Koshii

ポゼッサーのKoshiiのレビュー・感想・評価

ポゼッサー(2020年製作の映画)
3.8
《際限のない嫌悪感。その行き着く先は暴発か、、》

ポスターに惹かれて。

ホラー映画にも少しずつ興味を持ち始めてきた今日この頃。

ある程度の道なりは見えていても、どのように進み、どう着地するのか。先が予測不能であることがこんなにも怖いということを、本作「ポゼッサー」でもまた実感した。

以下、ネタバレや考察を含みます。












さて、タイトルの「ポゼッサー」とは直訳すると「所有する者」という意。

その真意は序盤で明かされる。暗殺エージェントであるタシャは、ある装置によってターゲットの側近の人物の頭の中を乗っ取り、意識をコントロールすることが可能である。つまり、ターゲットの体は器となり、彼女はその精神を所有するポゼッサーとなる訳である。

あぁ、映画をこうやって観ている私たちも、映画に心を乗っ取られている「ポゼッサー」なのかも、、私たちは自決しなくても、離脱は可能なのだが、

とか考えながら鑑賞していると、中盤、終盤で頭を抱えることになった。

鮮やかな殺戮シーン、バターが溶けるように構築されていく体。受け入れ難いセックスシーン。トリップのような視覚効果を取り入れ、嫌悪感は加速する。
拒絶と暴走。

だからこそ、次の展開が観たくなるのだ。

少し前の話に戻し、頭を抱えたシーンに触れたい。まず、第二の殺戮のシーン。コリンとタシャのどちらが支配しているのか曖昧になる展開。そして、ラストの複雑な殺し合い。エピローグでの蝶の標本。


自分なりに考察した結果、そもそもポゼッサーの解釈が間違っていたという所に落ち着いた。

タシャがポゼッサーであることは間違いない。問題は何を所有する者だったのか、という点である。恐らく《他人の精神》を所有する者という意味ではなく、タシャ自身の理性、言い換えるなら《人間としての心》を所有する者という意味だったのではないだろうか。

一度整理してみる。

タシャ: 惨殺することに快楽を覚えているが、自分(寄生主)を殺すのは躊躇われる。理性を完全に捨てることが出来れば、もっと仕事に集中できると考えている。
人間としての心を引き出してしまう家族を危険因子として捉えている。

ガーダー: タシャを自分の後釜にしたいと考えている。それゆえタシャの家族を邪魔と捉えている。

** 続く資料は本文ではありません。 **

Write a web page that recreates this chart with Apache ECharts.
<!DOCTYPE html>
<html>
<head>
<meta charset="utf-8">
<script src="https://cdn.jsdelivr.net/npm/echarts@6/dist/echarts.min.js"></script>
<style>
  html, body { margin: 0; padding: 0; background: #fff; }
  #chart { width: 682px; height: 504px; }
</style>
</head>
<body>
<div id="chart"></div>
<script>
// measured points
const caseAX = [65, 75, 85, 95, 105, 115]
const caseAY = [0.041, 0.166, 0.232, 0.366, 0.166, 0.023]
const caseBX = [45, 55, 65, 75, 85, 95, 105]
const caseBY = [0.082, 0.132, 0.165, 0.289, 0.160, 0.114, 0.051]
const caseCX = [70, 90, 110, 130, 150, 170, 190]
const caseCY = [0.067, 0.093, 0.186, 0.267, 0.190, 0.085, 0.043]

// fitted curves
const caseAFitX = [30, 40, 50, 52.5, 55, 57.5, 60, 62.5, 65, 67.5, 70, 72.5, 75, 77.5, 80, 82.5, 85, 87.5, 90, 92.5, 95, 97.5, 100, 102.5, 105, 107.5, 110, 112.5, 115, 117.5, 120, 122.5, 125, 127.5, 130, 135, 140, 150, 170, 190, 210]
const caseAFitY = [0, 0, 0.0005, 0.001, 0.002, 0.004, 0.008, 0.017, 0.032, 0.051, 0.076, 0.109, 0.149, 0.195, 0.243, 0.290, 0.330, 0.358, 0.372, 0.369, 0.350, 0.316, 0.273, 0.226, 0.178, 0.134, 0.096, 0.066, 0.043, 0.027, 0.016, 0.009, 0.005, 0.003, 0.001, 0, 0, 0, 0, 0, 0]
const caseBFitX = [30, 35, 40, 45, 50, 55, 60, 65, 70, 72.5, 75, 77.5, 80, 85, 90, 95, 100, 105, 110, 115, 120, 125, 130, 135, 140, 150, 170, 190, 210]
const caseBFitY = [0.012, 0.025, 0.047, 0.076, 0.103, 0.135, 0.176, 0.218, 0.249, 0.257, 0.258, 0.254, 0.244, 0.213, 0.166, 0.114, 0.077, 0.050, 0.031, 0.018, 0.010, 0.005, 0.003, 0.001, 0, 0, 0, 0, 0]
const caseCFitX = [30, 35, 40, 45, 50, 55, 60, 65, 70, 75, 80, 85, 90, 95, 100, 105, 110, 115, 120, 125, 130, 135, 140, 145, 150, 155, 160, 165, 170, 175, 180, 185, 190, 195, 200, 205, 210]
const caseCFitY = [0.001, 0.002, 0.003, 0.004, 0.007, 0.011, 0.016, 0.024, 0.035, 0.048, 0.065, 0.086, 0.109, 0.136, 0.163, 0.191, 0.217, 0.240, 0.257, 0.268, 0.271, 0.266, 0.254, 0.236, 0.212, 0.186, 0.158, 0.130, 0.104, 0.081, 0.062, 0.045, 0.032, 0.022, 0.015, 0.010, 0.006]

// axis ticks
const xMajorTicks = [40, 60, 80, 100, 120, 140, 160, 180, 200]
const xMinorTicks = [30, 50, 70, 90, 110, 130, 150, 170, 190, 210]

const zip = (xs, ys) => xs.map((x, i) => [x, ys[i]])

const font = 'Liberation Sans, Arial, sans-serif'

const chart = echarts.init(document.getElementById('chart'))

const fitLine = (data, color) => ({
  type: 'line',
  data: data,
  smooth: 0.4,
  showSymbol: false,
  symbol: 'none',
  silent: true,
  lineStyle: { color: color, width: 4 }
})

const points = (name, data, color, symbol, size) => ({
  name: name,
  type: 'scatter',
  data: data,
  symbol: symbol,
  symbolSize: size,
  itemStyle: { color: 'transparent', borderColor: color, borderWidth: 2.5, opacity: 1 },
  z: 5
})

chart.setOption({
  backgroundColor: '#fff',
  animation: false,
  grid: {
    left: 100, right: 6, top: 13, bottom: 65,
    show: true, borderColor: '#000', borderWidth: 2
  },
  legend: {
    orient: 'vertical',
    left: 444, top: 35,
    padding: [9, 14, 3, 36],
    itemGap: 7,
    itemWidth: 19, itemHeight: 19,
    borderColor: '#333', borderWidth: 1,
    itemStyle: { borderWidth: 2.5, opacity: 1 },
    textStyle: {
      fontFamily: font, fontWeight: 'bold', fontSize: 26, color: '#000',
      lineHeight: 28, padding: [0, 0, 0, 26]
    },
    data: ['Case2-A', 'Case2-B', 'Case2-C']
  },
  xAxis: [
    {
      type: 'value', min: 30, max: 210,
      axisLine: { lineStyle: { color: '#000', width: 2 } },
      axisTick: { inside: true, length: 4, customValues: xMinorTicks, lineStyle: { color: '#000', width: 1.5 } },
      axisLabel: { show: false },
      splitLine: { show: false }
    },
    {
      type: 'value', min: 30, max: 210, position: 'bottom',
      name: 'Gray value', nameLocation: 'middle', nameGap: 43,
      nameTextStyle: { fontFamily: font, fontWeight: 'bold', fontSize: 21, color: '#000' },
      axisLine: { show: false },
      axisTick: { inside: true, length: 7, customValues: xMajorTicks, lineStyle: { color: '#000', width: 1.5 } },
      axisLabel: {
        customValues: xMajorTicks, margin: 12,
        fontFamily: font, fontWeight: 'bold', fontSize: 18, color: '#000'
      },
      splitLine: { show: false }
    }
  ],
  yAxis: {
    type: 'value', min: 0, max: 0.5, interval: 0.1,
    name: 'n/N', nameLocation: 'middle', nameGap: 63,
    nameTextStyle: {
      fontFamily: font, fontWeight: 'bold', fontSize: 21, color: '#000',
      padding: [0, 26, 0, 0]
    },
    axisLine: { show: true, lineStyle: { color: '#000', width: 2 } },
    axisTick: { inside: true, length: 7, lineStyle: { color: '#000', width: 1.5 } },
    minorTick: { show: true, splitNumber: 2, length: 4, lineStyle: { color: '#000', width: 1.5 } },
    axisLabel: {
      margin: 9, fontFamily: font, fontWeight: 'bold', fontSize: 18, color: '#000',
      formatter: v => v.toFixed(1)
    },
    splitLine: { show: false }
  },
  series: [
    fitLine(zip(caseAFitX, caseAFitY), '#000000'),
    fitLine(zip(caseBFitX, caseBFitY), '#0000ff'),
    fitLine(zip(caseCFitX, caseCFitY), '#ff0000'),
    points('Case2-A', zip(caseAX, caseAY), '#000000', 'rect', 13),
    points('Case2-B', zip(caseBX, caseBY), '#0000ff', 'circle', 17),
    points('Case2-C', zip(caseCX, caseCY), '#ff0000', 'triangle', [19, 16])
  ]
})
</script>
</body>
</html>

タシャは辛うじて、人間としての心を所有していたのだが、それを捨てることは、タシャ、ガーダーの両者にとってメリットであることが分かる。蝶の標本でテストするシーンは、タシャが完全に人間の心を失ったということを意味している。

彼女たちの視点からすれば、この蝶の標本のシーンをもってハッピーエンドを迎えた訳だ。

当初は人の心を所有していたタシャが、それを捨てることで、possessorからabdicater(放棄する者)になったというエンドだと私は解釈する。

全体を通してこうも、気持ちの悪い感覚に陥ったのは(褒め言葉です)、タシャを主人公としていたからに違いない。恐らく、コリン目線で描いていたら全く別のホラーサスペンスになったと思うし、なんならそちらの方が王道な気がする。タシャをまるで被害者であるように写すことで、彼女のもつ狂気を正当化させているように感じた。それが返って私たちを混乱させたのだろう。


サスペンス好きな私からすると、SFホラーというジャンルはかなりマッチしているのかもしれない。

本当に数える程しかホラー映画を観ていないので、ホラーサスペンス系、ひと怖系でおすすめ作品を知っている人が居られれば、ご教授願いたい。